Je vous écris pour vous faire part de nos inquiétudes, qui ne sont pas exactement les mêmes que celles des entreprises que vous considérez être celles de la « Silicon Valley ». Nous avons notre propre culture et notre propre agenda, qui ne convergent pas toujours avec ceux des hommes d’affaires de l’industrie des technologies.

La différence a son importance puisque les gestionnaires ont besoin de nous pour la partie technique. Et depuis l’origine d’Internet, si nous n’aimons pas la direction stratégique qu’une entreprise prend, elle a tendance à ne pas y aller. Les patrons, prudents, ont appris à composer avec nous autant que possible et à ne pas entrer en conflit avec leurs ingénieurs. Google, en particulier, a créé son immense capitalisation boursière en gérant cette symbiose mieux que personne.

Je ne peux pas mieux expliquer nos inquiétudes qu’en citant un autre de nos penseurs, John Gilmore. Il a déclaré : « Internet interprète la censure comme une menace et fait tout pour la contourner. »

Pour comprendre cela, vous devez intégrer le fait que « Internet » n’est pas seulement un réseau de câbles et de commutateurs, c’est aussi une sorte de corps social réactif composé de personnes qui font bourdonner ces câbles et basculer ces commutateurs. John Gilmore est l’un d’eux. J’en suis un autre. Et il y a certaines choses que nous n’accepterons pas sur notre réseau.

Nous n’accepterons pas la censure. Nous avons construit Internet comme un outil pour donner plus de liberté et de pouvoir à chaque individu sur Terre. Ce que les utilisateurs font d’Internet les regarde, mais pas Hollywood, pas les politiciens et même pas nous qui avons construit ce réseau. Quels que soient nos désaccords, nous, les geeks d’Internet, n’accepterons jamais que ce don du feu soit éteint par des dieux jaloux.

De la même façon que nous n’acceptons pas de censure d’Internet, nous sommes également fortement hostiles à toute tentative visant à imposer des contrôles qui pourraient aboutir au même résultat, que ce soit ou non l’objectif de ce contrôle. C’est pour cela que nous sommes absolument et unanimement opposés à SOPA et PIPA, et c’est l’une des principales raisons pour laquelle vous avez perdu ce combat.

Vous parlez comme si vous pensiez que l’industrie de la technologie avait stoppé SOPA/PIPA, et qu’en négociant avec eux vous pourriez réunir des éléments pour une seconde manche plus favorable. Cela ne fonctionne pas ainsi : le mouvement qui a stoppé SOPA/PIPA (et qui saborde maintenant l’ACTA) est beaucoup plus organique et issu de la base que cela. La Silicon Valley ne peut pas vous donner le feu vert politique et la couverture médiatique dont vous auriez besoin.
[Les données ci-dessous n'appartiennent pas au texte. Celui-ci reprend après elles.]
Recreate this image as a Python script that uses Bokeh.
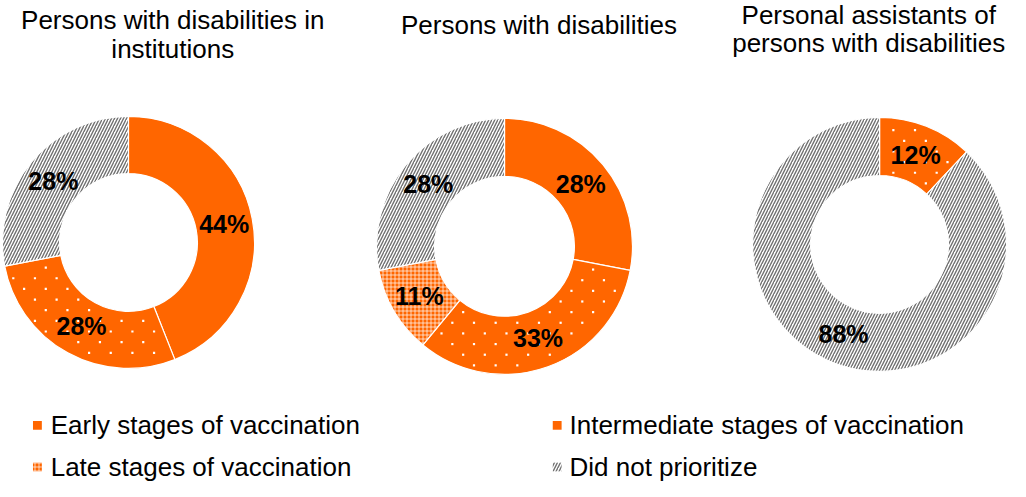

Tout ce que vous obtiendrez, ce sont des tas de conférences de presse vides de sens, avec des chefs d’entreprises qui n’ont actuellement rien à gagner en vous aidant et qui aimeraient que vous alliez voir ailleurs pour qu’ils puissent reprendre leur travail.

Pendant ce temps, les ingénieurs de ces sociétés se feront un devoir de veiller avec d’autres à ce que vous perdiez à nouveau cette bataille. Parce que, quand bien même nous ne serions pas forcément si nombreux, la grande majorité des utilisateurs d’internet, qui votent en nombre suffisant pour influencer les élections, ont compris que nous sommes de leur côté et jouant le rôle d’une sorte de système de pré-alerte. Quand nous sonnons le tocsin, comme nous l’avons fait par exemple avec le blackout de Wikipédia, ils se mobilisent avec nous et vous perdez inexorablement.
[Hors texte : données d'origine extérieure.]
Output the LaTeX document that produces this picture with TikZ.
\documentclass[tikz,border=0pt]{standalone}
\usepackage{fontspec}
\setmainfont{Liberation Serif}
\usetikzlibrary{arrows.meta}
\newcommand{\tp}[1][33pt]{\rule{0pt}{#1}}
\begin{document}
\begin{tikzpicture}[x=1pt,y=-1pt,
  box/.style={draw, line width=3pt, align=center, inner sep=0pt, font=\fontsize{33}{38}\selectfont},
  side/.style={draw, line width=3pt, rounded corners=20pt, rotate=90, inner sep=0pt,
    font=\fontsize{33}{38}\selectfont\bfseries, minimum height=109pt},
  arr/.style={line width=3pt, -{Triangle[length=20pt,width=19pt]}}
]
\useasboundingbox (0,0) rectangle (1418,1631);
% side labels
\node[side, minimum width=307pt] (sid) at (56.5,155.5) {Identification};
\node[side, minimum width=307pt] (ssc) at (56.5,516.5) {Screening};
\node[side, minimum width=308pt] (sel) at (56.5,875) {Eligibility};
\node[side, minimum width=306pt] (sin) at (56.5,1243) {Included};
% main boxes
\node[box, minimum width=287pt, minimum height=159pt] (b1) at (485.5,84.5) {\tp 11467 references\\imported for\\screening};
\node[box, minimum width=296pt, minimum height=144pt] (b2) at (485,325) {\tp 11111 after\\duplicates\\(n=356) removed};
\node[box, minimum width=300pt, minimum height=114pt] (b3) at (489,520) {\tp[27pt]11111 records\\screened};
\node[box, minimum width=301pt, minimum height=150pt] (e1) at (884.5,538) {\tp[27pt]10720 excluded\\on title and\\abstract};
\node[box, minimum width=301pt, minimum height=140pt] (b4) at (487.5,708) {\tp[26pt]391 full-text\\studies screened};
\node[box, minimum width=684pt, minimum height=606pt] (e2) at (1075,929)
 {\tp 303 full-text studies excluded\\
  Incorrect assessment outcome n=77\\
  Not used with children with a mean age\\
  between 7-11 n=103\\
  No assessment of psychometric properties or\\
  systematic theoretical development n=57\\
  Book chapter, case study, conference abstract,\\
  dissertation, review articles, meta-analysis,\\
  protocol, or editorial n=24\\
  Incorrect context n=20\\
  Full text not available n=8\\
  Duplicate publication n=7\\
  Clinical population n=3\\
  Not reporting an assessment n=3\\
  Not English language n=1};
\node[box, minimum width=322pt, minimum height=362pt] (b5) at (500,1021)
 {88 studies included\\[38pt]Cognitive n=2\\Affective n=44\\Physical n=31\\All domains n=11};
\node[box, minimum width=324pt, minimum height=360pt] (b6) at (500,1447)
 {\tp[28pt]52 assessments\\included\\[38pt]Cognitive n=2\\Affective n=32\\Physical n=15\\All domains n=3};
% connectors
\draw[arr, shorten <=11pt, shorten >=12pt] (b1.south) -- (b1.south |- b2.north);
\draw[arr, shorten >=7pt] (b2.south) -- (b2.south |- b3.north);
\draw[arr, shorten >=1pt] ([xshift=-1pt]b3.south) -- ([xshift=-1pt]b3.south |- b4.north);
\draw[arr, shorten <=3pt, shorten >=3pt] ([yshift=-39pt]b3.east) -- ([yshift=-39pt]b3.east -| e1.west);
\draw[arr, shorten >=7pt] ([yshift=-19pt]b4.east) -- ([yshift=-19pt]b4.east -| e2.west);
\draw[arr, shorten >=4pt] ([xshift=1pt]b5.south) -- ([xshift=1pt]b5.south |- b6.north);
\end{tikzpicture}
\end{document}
En conséquence, l’une des règles essentielle pour n’importe quel politicien qui veut avoir une longue carrière dans la démocratie du XXIe siècle doit être de « ne pas brider internet ». Parce qu’alors vous pouvez être certain qu’il vous bridera en retour. Au moins deux des principaux soutiens à SOPA/PIPA sont revenus dans le droit chemin, ce qui ne serait pas arrivé sans l’indignation massive des internautes.
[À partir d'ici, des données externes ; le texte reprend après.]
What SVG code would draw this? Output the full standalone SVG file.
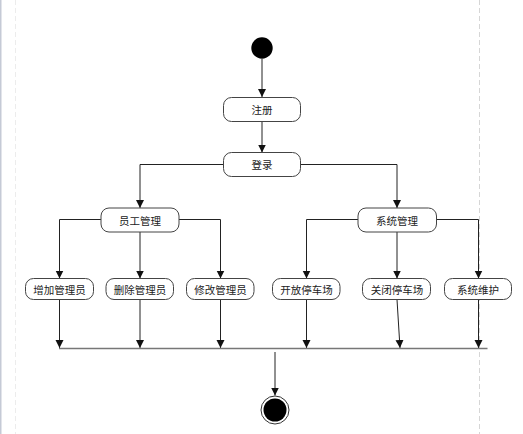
<svg xmlns="http://www.w3.org/2000/svg" width="523" height="434" viewBox="0 0 523 434">
<style>
.node rect{fill:#fff;stroke:#444;stroke-width:1}
.node text{font-family:"Noto Sans CJK SC","Liberation Sans",sans-serif;font-size:10.5px;fill:#222;text-anchor:middle;dominant-baseline:central}
.edge{fill:none;stroke:#222;stroke-width:1;marker-end:url(#arr)}
</style>
<defs>
<marker id="arr" viewBox="0 0 8 10" refX="8" refY="5" markerWidth="8" markerHeight="10" markerUnits="userSpaceOnUse" orient="auto">
<path d="M0,1 L8,5 L0,9 Z" fill="#111"/>
</marker>
</defs>
<rect x="0" y="0" width="523" height="434" fill="#fff"/>
<rect x="0" y="0" width="1.5" height="434" fill="#c5cad6"/>
<line x1="15.5" y1="0" x2="15.5" y2="434" stroke="#ececec" stroke-width="1" stroke-dasharray="5,3"/>
<line x1="479.5" y1="0" x2="479.5" y2="434" stroke="#d6d6d6" stroke-width="1" stroke-dasharray="5,3"/>

<g id="connectors">
<path class="edge" d="M262,59 V97"/>
<path class="edge" d="M262,121.5 V152.5"/>
<path class="edge" d="M223.5,164.5 H140 V208"/>
<path class="edge" d="M300.5,164.5 H397 V208"/>
<path class="edge" d="M101,219.5 H59.5 V278.5"/>
<path class="edge" d="M140,232 V278.5"/>
<path class="edge" d="M179,219.5 H220.5 V278.5"/>
<path class="edge" d="M358,219.5 H306.5 V278.5"/>
<path class="edge" d="M397,232 V278.5"/>
<path class="edge" d="M436.5,219.5 H478.5 V278.5"/>
<path class="edge" d="M59.5,299.5 V348"/>
<path class="edge" d="M140,299.5 V348"/>
<path class="edge" d="M220.5,299.5 V348"/>
<path class="edge" d="M306.5,299.5 V348"/>
<path class="edge" d="M397,299.5 L400,348"/>
<path class="edge" d="M478.5,299.5 V348"/>
<line x1="59" y1="348.5" x2="487.5" y2="348.5" stroke="#777" stroke-width="1.5"/>
<path class="edge" d="M275,352 V395.5"/>
</g>

<g id="start"><circle cx="262" cy="48" r="10.7" fill="#000"/></g>

<g id="zhuce" class="node"><rect x="223.5" y="97.5" width="77" height="24" rx="8"/><text x="262" y="109.5">注册</text></g>
<g id="denglu" class="node"><rect x="223.5" y="152.5" width="77" height="24" rx="8"/><text x="262" y="164.5">登录</text></g>
<g id="yggl" class="node"><rect x="101" y="208" width="78" height="24" rx="8"/><text x="140" y="220">员工管理</text></g>
<g id="xtgl" class="node"><rect x="358" y="208" width="78.5" height="24" rx="8"/><text x="397" y="220">系统管理</text></g>
<g id="zjgly" class="node"><rect x="25.5" y="278.5" width="68" height="21" rx="8"/><text x="59.5" y="289">增加管理员</text></g>
<g id="scgly" class="node"><rect x="106" y="278.5" width="67.5" height="21" rx="8"/><text x="140" y="289">删除管理员</text></g>
<g id="xggly" class="node"><rect x="186.5" y="278.5" width="67.5" height="21" rx="8"/><text x="220.5" y="289">修改管理员</text></g>
<g id="kftcc" class="node"><rect x="272.5" y="278.5" width="67.5" height="21" rx="8"/><text x="306.5" y="289">开放停车场</text></g>
<g id="gbtcc" class="node"><rect x="362.5" y="278.5" width="68" height="21" rx="8"/><text x="397" y="289">关闭停车场</text></g>
<g id="xtwh" class="node"><rect x="444.5" y="278.5" width="67" height="21" rx="8"/><text x="478" y="289">系统维护</text></g>

<g id="end"><circle cx="275" cy="410" r="14" fill="#fff" stroke="#333" stroke-width="1"/><circle cx="275" cy="410" r="11.5" fill="#000"/></g>
</svg>
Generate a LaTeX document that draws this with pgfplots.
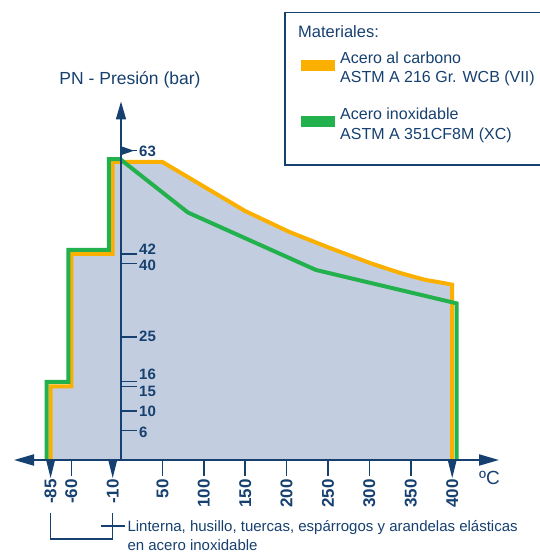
\documentclass[border=0pt]{standalone}
\usepackage{fontspec}
\setmainfont{Liberation Sans}
\usepackage{pgfplots}
\pgfplotsset{compat=1.18}
\usetikzlibrary{arrows.meta}

\definecolor{navy}{HTML}{16406F}
\definecolor{carbono}{HTML}{FBB000}
\definecolor{inox}{HTML}{22B14C}
\definecolor{relleno}{HTML}{C3CDE0}

\newcommand{\fs}[1]{\fontsize{#1}{#1}\selectfont}

\begin{document}
\begin{tikzpicture}

\begin{axis}[
  hide axis, clip=false,
  x=0.828pt, y=4.91pt,
  xmin=-130, xmax=460, ymin=0, ymax=75,
  anchor=south west, at={(13.36pt,92pt)},
]
% acero al carbono
\addplot[draw=carbono, fill=relleno, line width=4pt, line join=miter] coordinates {
 (-85,0) (-85,15) (-60,15) (-60,42) (-10,42) (-10,60.7) (50,60.7)
 (150,50.7) (204,46.4) (252,43.2) (301,40.1) (337,38.1) (367,36.7) (391,36.0) (400,35.7) (400,0)
};
% acero inoxidable
\addplot[draw=inox, line width=4pt, line join=miter] coordinates {
 (-89.7,0) (-89.7,15.9) (-63.6,15.9) (-63.6,42.8) (-14.5,42.8) (-14.5,61.3) (-1.2,61.3)
 (80.9,50.4) (235.5,38.7) (405.4,31.9) (405.4,0)
};
\end{axis}

\begin{scope}[x=1pt,y=1pt]
 % ejes
 \draw[navy, line width=1.5pt, -{Triangle[length=18pt,width=10pt]}] (121,92) -- (121,450.5);
 \draw[navy, line width=2pt, {Triangle[length=20pt,width=11pt]}-{Triangle[length=20pt,width=11pt]}] (14,92) -- (499,92);
 % marcas eje x
 \foreach \v in {-60,50,100,150,200,250,300,350}
  \draw[navy, line width=1.5pt] ({121+0.828*\v},92) -- ++(0,-16);
 \foreach \v in {-85,-10,400}
  \fill[navy] ({121+0.828*\v-4.5},92) -- ({121+0.828*\v+4.5},92) -- ({121+0.828*\v},74) -- cycle;
 \foreach \v in {-85,-60,-10,50,100,150,200,250,300,350,400}
  \node[navy, font=\fs{17}\bfseries, rotate=90, anchor=east, inner sep=0pt] at ({121+0.828*\v},73) {\v};
 % marcas eje y
 \foreach \v in {6,10,15,16,25,40,42}
  \draw[navy, line width=1.5pt] (121,{92+4.91*\v}) -- ++(16,0);
 \fill[navy] (121,405.8) -- (134,401.3) -- (121,396.8) -- cycle;
 \draw[navy, line width=1.5pt] (121,401.3) -- ++(16,0);
 \foreach \v/\p in {6/432,10/411,15/391.5,16/374.5,25/336,40/265,42/249,63/151.5}
  \node[navy, font=\fs{15}\bfseries, anchor=west, inner sep=0pt] at (139,552-\p) {\v};
 % titulos
 \node[navy, font=\fs{19}, anchor=west, inner sep=0pt] at (479,74) {ºC};
 \node[navy, font=\fs{17.5}, inner sep=0pt] at (130,472) {PN - Presión (bar)};
 % leyenda
 \draw[navy, line width=1.5pt] (285,539.3) rectangle (570,387);
 \node[navy, font=\fs{16.5}, anchor=west, inner sep=0pt] at (298,520) {Materiales:};
 \fill[carbono] (300.7,492) rectangle (335,481.3);
 \fill[inox] (300.7,436) rectangle (335,424.7);
 \node[navy, font=\fs{16}, anchor=west, inner sep=0pt] at (340,494) {Acero al carbono};
 \node[navy, font=\fs{16}, anchor=west, inner sep=0pt] at (340,474) {ASTM A 216 Gr. WCB (VII)};
 \node[navy, font=\fs{16}, anchor=west, inner sep=0pt] at (340,438) {Acero inoxidable};
 \node[navy, font=\fs{16}, anchor=west, inner sep=0pt] at (340,417) {ASTM A 351CF8M (XC)};
 % nota
 \draw[navy, line width=1.2pt] (50.6,39) -- (50.6,13) -- (112.7,13) -- (112.7,39);
 \draw[navy, line width=1.2pt] (100.7,26) -- (125,26);
 \node[navy, font=\fs{15}, anchor=west, inner sep=0pt] at (127.3,24) {Linterna, husillo, tuercas, espárrogos y arandelas elásticas};
 \node[navy, font=\fs{15}, anchor=west, inner sep=0pt] at (127.3,7) {en acero inoxidable};
\end{scope}

\pgfresetboundingbox
\path[use as bounding box] (0pt,0pt) rectangle (540pt,552pt);
\end{tikzpicture}
\end{document}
Hollywood veut que vous bridiez Internet, parce que Hollywood pense qu’il a des problèmes qu’il peut résoudre de cette façon. Hollywood veut aussi que vous pensiez que nous (les ingénieurs) sommes les ennemis de la « propriété intellectuelle » et de mèche avec les criminels, les pirates et les voleurs. Aucune de ces allégations n’est vraie, et il est important que vous comprenniez exactement à quel point c’est faux.

Nous sommes nombreux à gagner notre vie grâce à cette « propriété intellectuelle ». Il est vrai que certains d’entre nous (je n’en fais pas partie) y sont quasiment opposés par principe. Mais la plupart d’entre nous (moi inclus) sommes prêts à respecter les droits de la propriété intellectuelle. Il y a cependant un point où ce respect s’arrête brutalement. Il s’arrête exactement à l’endroit où les DRM menacent de paralyser nos ordinateurs et nos logiciels.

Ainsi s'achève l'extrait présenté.